RECORDS FOR PROCESSING ▸
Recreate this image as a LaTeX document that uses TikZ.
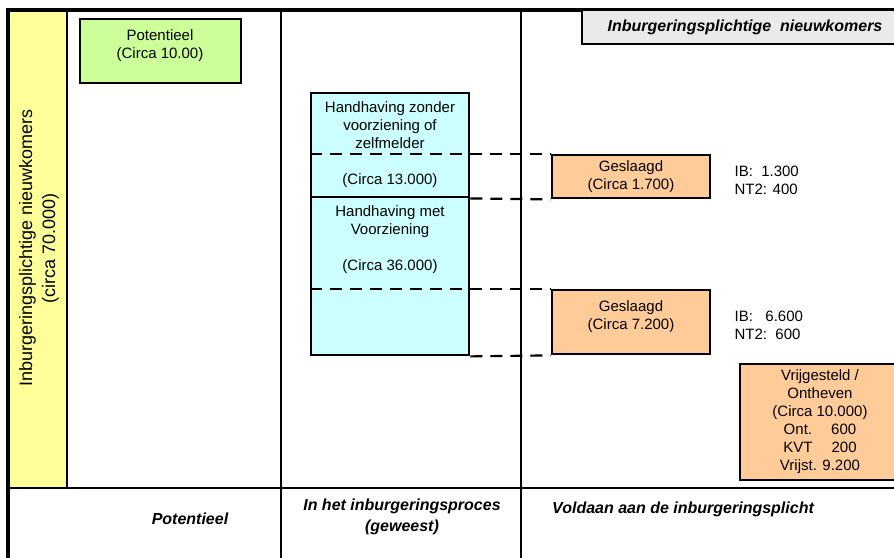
\documentclass[tikz,border=0pt]{standalone}
\usepackage{fontspec}
\setmainfont{Liberation Sans}
\usepackage{tikz}
\usetikzlibrary{positioning}
\definecolor{geel}{HTML}{FFFF99}
\definecolor{groen}{HTML}{CCFF99}
\definecolor{lichtblauw}{HTML}{CCFFFF}
\definecolor{oranje}{HTML}{FFCC99}
\definecolor{grijs}{HTML}{EAEAEA}

\begin{document}
\begin{tikzpicture}[x=1pt, y=-1pt,
  every node/.style = {font=\fontsize{15}{18}\selectfont, align=center, inner sep=0pt},
  box/.style = {draw, line width=2.8pt, minimum width=158pt},
  kop/.style = {font=\fontsize{16}{21}\selectfont\bfseries\itshape},
  stippel/.style = {line width=2.2pt, dash pattern=on 12pt off 8pt}]
  \useasboundingbox (0,0) rectangle (894,557);
  % raster
  \filldraw[fill=geel, line width=2.8pt] (8,10) rectangle (67,488);
  \draw[line width=1.3pt] (281,10) -- (281,560) (521,10) -- (521,560);
  \draw[line width=2.8pt] (8,488) -- (900,488);
  \draw[line width=3.2pt] (8,560) -- (8,10) -- (900,10);
  \node[rotate=90, font=\fontsize{18}{23}\selectfont] (totaal) at (39,248)
    {Inburgeringsplichtige nieuwkomers\\(circa 70.000)};
  \node[box, fill=grijs, minimum width=318pt, minimum height=34pt] (kop) at (741,27) {};
  \node[kop] at (745,27) {Inburgeringsplichtige\ \ nieuwkomers};
  % potentieel
  \node[box, fill=groen, minimum width=161pt, minimum height=64pt] (potentieel) at (160.5,51) {};
  \node at (160,46) {Potentieel\\(Circa 10.00)};
  % proces
  \node[box, fill=lichtblauw, minimum height=104pt] (zonder) at (390,145)
    {Handhaving zonder\\voorziening of\\zelfmelder\\[18pt](Circa 13.000)};
  \node[box, fill=lichtblauw, minimum height=158pt] (met) at (390,276) {};
  \node at (390,240) {Handhaving met\\Voorziening\\[18pt](Circa 36.000)};
  % voldaan
  \node[box, fill=oranje, minimum height=43pt] (geslaagdA) at (631,176.5)
    {Geslaagd\\(Circa 1.700)};
  \node[box, fill=oranje, minimum height=64pt] (geslaagdB) at (631,322) {};
  \node at (631,317) {Geslaagd\\(Circa 7.200)};
  \node[right=23pt of geslaagdA, yshift=-4pt, align=left] (ibA) {IB:\ \ 1.300\\NT2: 400};
  \node[right=23pt of geslaagdB, yshift=-3pt, align=left] (ibB) {IB:\ \ \ 6.600\\NT2:\ \ 600};
  \node[box, fill=oranje, minimum width=160pt, minimum height=116pt] (vrij) at (820,422)
    {Vrijgesteld /\\Ontheven\\(Circa 10.000)\\Ont.\quad\ 600\\KVT\quad\ 200\\Vrijst. 9.200};
  \draw[stippel] (zonder.west |- geslaagdA.north) -- (geslaagdA.north west);
  \draw[stippel] (zonder.south east) -- (geslaagdA.south west);
  \draw[stippel] (met.west |- geslaagdB.north) -- (geslaagdB.north west);
  \draw[stippel] (met.south east) -- (geslaagdB.south west);
  % kolomkoppen
  \node[kop] at (190,519) {Potentieel};
  \node[kop] at (402,517) {In het inburgeringsproces\\(geweest)};
  \node[kop, anchor=west] at (552,509) {Voldaan aan de inburgeringsplicht};
\end{tikzpicture}
\end{document}
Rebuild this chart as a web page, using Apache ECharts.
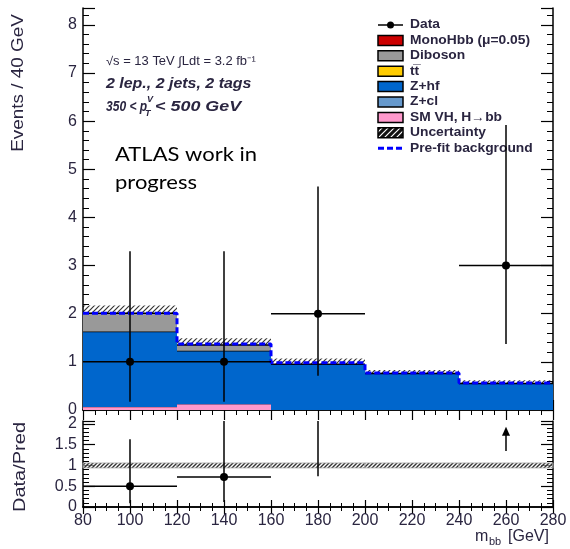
<!DOCTYPE html>
<html>
<head>
<meta charset="utf-8">
<script src="https://cdn.jsdelivr.net/npm/echarts@6/dist/echarts.min.js"></script>
<style>
html,body{margin:0;padding:0;background:#fff;}
#chart{width:570px;height:549px;}
</style>
</head>
<body>
<div id="chart"></div>
<script>
// histogram bins (m_bb, GeV)
var binEdges = [80, 120, 160, 200, 240, 280];
// stacked backgrounds, events per bin
var smVH    = [0.06, 0.12, 0, 0, 0];
var zhf     = [1.57, 1.11, 0.95, 0.76, 0.55];
var diboson = [0.38, 0.12, 0, 0, 0];
var uncert  = [0.16, 0.14, 0.12, 0.07, 0.07];
var prefit  = [2.01, 1.37, 0.98, 0.77, 0.56];
// data points
var dataX  = [100, 140, 180, 260];
var dataY  = [1, 1, 2, 3];
var dataLo = [0.17, 0.17, 0.71, 1.37];
var dataHi = [3.30, 3.30, 4.64, 5.92];
// ratio panel
var ratioX  = [100, 140, 180];
var ratioY  = [0.5, 0.72, 2.2];
var ratioLo = [0.09, 0.12, 0.74];
var ratioHi = [1.63, 2.45, 4.8];
var ratioErr = [0.06, 0.06, 0.06, 0.06, 0.06];
var arrowX = [260], arrowFrom = [1.35], arrowTo = [1.93];

var legendNames = ['Data', 'MonoHbb (\u03bc=0.05)', 'Diboson', 'tt\u0305', 'Z+hf', 'Z+cl', 'SM VH, H\u2192bb', 'Uncertainty', 'Pre-fit background'];
var legendColors = [null, '#cc0000', '#999999', '#ffcc00', '#0066cc', '#6699cc', '#ff99cc', 'hatch', 'dash'];

var txt = '#2a2540';
var font = 'Liberation Sans';

function hatchPattern(bg, fg, w, s) {
    var c = document.createElement('canvas');
    c.width = s; c.height = s;
    var g = c.getContext('2d');
    if (bg) { g.fillStyle = bg; g.fillRect(0, 0, s, s); }
    g.strokeStyle = fg;
    g.lineWidth = w;
    g.beginPath();
    g.moveTo(0, s); g.lineTo(s, 0);
    g.moveTo(-s / 2, s / 2); g.lineTo(s / 2, -s / 2);
    g.moveTo(s / 2, s * 1.5); g.lineTo(s * 1.5, s / 2);
    g.stroke();
    return c;
}
var hatchFill = {image: hatchPattern(null, 'rgba(0,0,0,0.8)', 1.2, 5), repeat: 'repeat'};
var hatchDark = {image: hatchPattern('rgba(255,255,255,0.5)', '#333', 1.4, 4), repeat: 'repeat'};
var hatchBox = {image: hatchPattern('#111', '#fff', 1.2, 6), repeat: 'repeat'};

function cum(arrs) {
    return binEdges.slice(1).map(function (e, i) {
        var s = 0;
        arrs.forEach(function (a) { s += a[i]; });
        return s;
    });
}
var total = cum([smVH, zhf, diboson]);

function histLayer(name, vals, base, fill, edge) {
    return {
        name: name, type: 'custom', xAxisIndex: 0, yAxisIndex: 0, z: 3,
        data: vals.map(function (v, i) { return [i, v]; }),
        renderItem: function (params, api) {
            var i = params.dataIndex;
            if (!vals[i]) return;
            var p0 = api.coord([binEdges[i], base[i] + vals[i]]);
            var p1 = api.coord([binEdges[i + 1], base[i]]);
            return {type: 'group', children: [
                {type: 'rect', shape: {x: p0[0], y: p0[1], width: p1[0] - p0[0], height: p1[1] - p0[1]}, style: {fill: fill}},
                {type: 'line', shape: {x1: p0[0], y1: p0[1], x2: p1[0], y2: p0[1]}, style: {stroke: edge, lineWidth: 1.5}}
            ]};
        }
    };
}
var zeros = [0, 0, 0, 0, 0];

function xAx(grid, pos, labels, tl, ml) {
    return {
        type: 'value', gridIndex: grid, position: pos, min: 80, max: 280, interval: 20,
        axisLine: {show: true, lineStyle: {color: '#000', width: 1.5}},
        axisTick: {show: true, inside: true, length: tl, lineStyle: {color: '#000', width: 1.2}},
        minorTick: {show: true, splitNumber: 4, length: ml, lineStyle: {color: '#000', width: 1}},
        axisLabel: {show: labels, color: txt, fontFamily: font, fontSize: 16, margin: 6},
        splitLine: {show: false}
    };
}
function yAx(grid, pos, labels, max, iv, minor) {
    return {
        type: 'value', gridIndex: grid, position: pos, min: 0, max: max, interval: iv,
        axisLine: {show: true, lineStyle: {color: '#000', width: 1.5}},
        axisTick: {show: true, inside: true, length: 12, lineStyle: {color: '#000', width: 1.2}},
        minorTick: {show: true, splitNumber: minor, length: 6, lineStyle: {color: '#000', width: 1}},
        axisLabel: {show: labels, showMaxLabel: false, color: txt, fontFamily: font, fontSize: 16, margin: 6},
        splitLine: {show: false}
    };
}

var chart = echarts.init(document.getElementById('chart'));

var bi = {fontFamily: font, fontSize: 14, fontStyle: 'italic', fontWeight: 'bold', fill: txt, verticalAlign: 'middle'};
function st(o) { var r = {}; for (var k in bi) r[k] = bi[k]; for (var j in o) r[j] = o[j]; return r; }

var graphics = [
    {type: 'text', x: 19, y: 83, rotation: Math.PI / 2, scaleX: 1.18, style: {text: 'Events / 40 GeV', fontFamily: font, fontSize: 16, fill: txt, align: 'center', verticalAlign: 'middle'}},
    {type: 'text', x: 21, y: 467, rotation: Math.PI / 2, scaleX: 1.25, style: {text: 'Data/Pred', fontFamily: font, fontSize: 16, fill: txt, align: 'center', verticalAlign: 'middle'}},
    {type: 'text', x: 475, y: 537, style: {text: 'm', fontFamily: font, fontSize: 16, fill: txt, verticalAlign: 'middle'}},
    {type: 'text', x: 489, y: 542, style: {text: 'bb', fontFamily: font, fontSize: 11, fill: txt, verticalAlign: 'middle'}},
    {type: 'text', x: 508, y: 537, style: {text: '[GeV]', fontFamily: font, fontSize: 16, fill: txt, verticalAlign: 'middle'}},
    {type: 'text', x: 106, y: 62, scaleX: 1.08, style: {text: '\u221as = 13 TeV \u222bLdt = 3.2 fb\u207b\u00b9', fontFamily: font, fontSize: 12, fill: txt, verticalAlign: 'middle'}},
    {type: 'text', x: 106, y: 84, scaleX: 1.14, style: st({text: '2 lep., 2 jets, 2 tags'})},
    {type: 'text', x: 106, y: 107, scaleX: 0.86, style: st({text: '350 < p'})},
    {type: 'text', x: 147, y: 100, style: st({text: 'V', fontSize: 9})},
    {type: 'text', x: 145, y: 114, style: st({text: 'T', fontSize: 9})},
    {type: 'text', x: 155, y: 107, scaleX: 1.28, style: st({text: '< 500 GeV'})},
    {type: 'text', x: 115, y: 155, scaleX: 1.1, style: {text: 'ATLAS work in', fontFamily: 'Lato', fontSize: 20, fill: '#000', verticalAlign: 'middle'}},
    {type: 'text', x: 115, y: 183, scaleX: 1.1, style: {text: 'progress', fontFamily: 'Lato', fontSize: 20, fill: '#000', verticalAlign: 'middle'}}
];
legendNames.forEach(function (n, i) {
    var y = 25 + i * 15.4;
    var c = legendColors[i];
    if (c === null) {
        graphics.push({type: 'line', shape: {x1: 378, y1: y, x2: 403, y2: y}, style: {stroke: '#000', lineWidth: 1.5}});
        graphics.push({type: 'circle', shape: {cx: 390.5, cy: y, r: 3.5}, style: {fill: '#000'}});
    } else if (c === 'dash') {
        graphics.push({type: 'line', shape: {x1: 378, y1: y, x2: 403, y2: y}, style: {stroke: '#0000ff', lineWidth: 3, lineDash: [6, 3]}});
    } else {
        graphics.push({type: 'rect', shape: {x: 378, y: y - 5, width: 25, height: 10}, style: {fill: c === 'hatch' ? hatchBox : c, stroke: '#000', lineWidth: 1.5}});
    }
    graphics.push({type: 'text', x: 410, y: y, scaleX: 1.15, style: {text: n, fontFamily: font, fontSize: 12, fontWeight: 'bold', fill: txt, verticalAlign: 'middle'}});
});

chart.setOption({
    animation: false,
    backgroundColor: '#fff',
    grid: [
        {left: 83, right: 17, top: 8, height: 402},
        {left: 83, right: 17, top: 421, height: 86}
    ],
    xAxis: [
        xAx(0, 'bottom', false, 10, 5),
        xAx(0, 'top', false, 10, 5),
        xAx(1, 'bottom', true, 7, 4),
        xAx(1, 'top', false, 7, 4)
    ],
    yAxis: [
        yAx(0, 'left', true, 8.35, 1, 5),
        yAx(0, 'right', false, 8.35, 1, 5),
        yAx(1, 'left', true, 2.07, 0.5, 5),
        yAx(1, 'right', false, 2.07, 0.5, 5)
    ],
    graphic: graphics,
    series: [
        {
            name: 'Uncertainty', type: 'custom', xAxisIndex: 0, yAxisIndex: 0, z: 2,
            data: total.map(function (t, i) { return [i, t]; }),
            renderItem: function (params, api) {
                var i = params.dataIndex;
                var p0 = api.coord([binEdges[i], total[i] + uncert[i]]);
                var p1 = api.coord([binEdges[i + 1], total[i] - uncert[i]]);
                return {type: 'rect', shape: {x: p0[0], y: p0[1], width: p1[0] - p0[0], height: p1[1] - p0[1]}, style: {fill: hatchFill}};
            }
        },
        histLayer('SM VH, H\u2192bb', smVH, zeros, '#ff99cc', '#cc6688'),
        histLayer('Z+hf', zhf, smVH, '#0066cc', '#000'),
        histLayer('Diboson', diboson, cum([smVH, zhf]), '#999999', '#000'),
        {
            name: 'Pre-fit background', type: 'line', xAxisIndex: 0, yAxisIndex: 0, z: 4,
            step: 'end', symbol: 'none',
            data: binEdges.map(function (x, i) { return [x, prefit[Math.min(i, prefit.length - 1)]]; }),
            lineStyle: {color: '#0000ff', width: 3, type: [6, 3]}
        },
        {
            name: 'Data', type: 'custom', xAxisIndex: 0, yAxisIndex: 0, z: 6, clip: true,
            data: dataX.map(function (x, i) { return [x, dataY[i]]; }),
            renderItem: function (params, api) {
                var i = params.dataIndex, x = dataX[i], y = dataY[i];
                var c = api.coord([x, y]), lo = api.coord([x, dataLo[i]]), hi = api.coord([x, dataHi[i]]);
                var l = api.coord([x - 20, y]), r = api.coord([x + 20, y]);
                return {type: 'group', children: [
                    {type: 'line', shape: {x1: lo[0], y1: lo[1], x2: hi[0], y2: hi[1]}, style: {stroke: '#000', lineWidth: 1.5}},
                    {type: 'line', shape: {x1: l[0], y1: l[1], x2: r[0], y2: r[1]}, style: {stroke: '#000', lineWidth: 1.5}},
                    {type: 'circle', shape: {cx: c[0], cy: c[1], r: 4}, style: {fill: '#000'}}
                ]};
            }
        },
        {
            name: 'Ratio band', type: 'custom', xAxisIndex: 2, yAxisIndex: 2, z: 3,
            data: ratioErr.map(function (e, i) { return [i, e]; }),
            renderItem: function (params, api) {
                var i = params.dataIndex;
                var p0 = api.coord([binEdges[i], 1 + ratioErr[i]]);
                var p1 = api.coord([binEdges[i + 1], 1 - ratioErr[i]]);
                return {type: 'rect', shape: {x: p0[0], y: p0[1], width: p1[0] - p0[0], height: p1[1] - p0[1]}, style: {fill: hatchDark, stroke: '#aaa', lineWidth: 0.8}};
            }
        },
        {
            name: 'Ratio', type: 'custom', xAxisIndex: 2, yAxisIndex: 2, z: 6, clip: true,
            data: ratioX.map(function (x, i) { return [x, ratioY[i]]; }),
            renderItem: function (params, api) {
                var i = params.dataIndex, x = ratioX[i], y = ratioY[i];
                var c = api.coord([x, y]), lo = api.coord([x, ratioLo[i]]), hi = api.coord([x, ratioHi[i]]);
                var l = api.coord([x - 20, y]), r = api.coord([x + 20, y]);
                return {type: 'group', children: [
                    {type: 'line', shape: {x1: lo[0], y1: lo[1], x2: hi[0], y2: hi[1]}, style: {stroke: '#000', lineWidth: 1.5}},
                    {type: 'line', shape: {x1: l[0], y1: l[1], x2: r[0], y2: r[1]}, style: {stroke: '#000', lineWidth: 1.5}},
                    {type: 'circle', shape: {cx: c[0], cy: c[1], r: 4}, style: {fill: '#000'}}
                ]};
            }
        },
        {
            name: 'Arrow', type: 'custom', xAxisIndex: 2, yAxisIndex: 2, z: 6,
            data: arrowX.map(function (x, i) { return [x, arrowTo[i]]; }),
            renderItem: function (params, api) {
                var i = params.dataIndex;
                var a = api.coord([arrowX[i], arrowFrom[i]]), b = api.coord([arrowX[i], arrowTo[i]]);
                return {type: 'group', children: [
                    {type: 'line', shape: {x1: a[0], y1: a[1], x2: b[0], y2: b[1] + 6}, style: {stroke: '#000', lineWidth: 1.5}},
                    {type: 'polygon', shape: {points: [[b[0], b[1]], [b[0] - 4, b[1] + 9], [b[0] + 4, b[1] + 9]]}, style: {fill: '#000'}}
                ]};
            }
        }
    ]
});
</script>
</body>
</html>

INSTRUCTIONS FOR THE TASK ▸ Copy all the lines above that hold the string "this".

EXERCISE RESPONSE ▸
Recreate this image as a LaTeX document that uses TikZ.
Rebuild this chart as a web page, using Apache ECharts.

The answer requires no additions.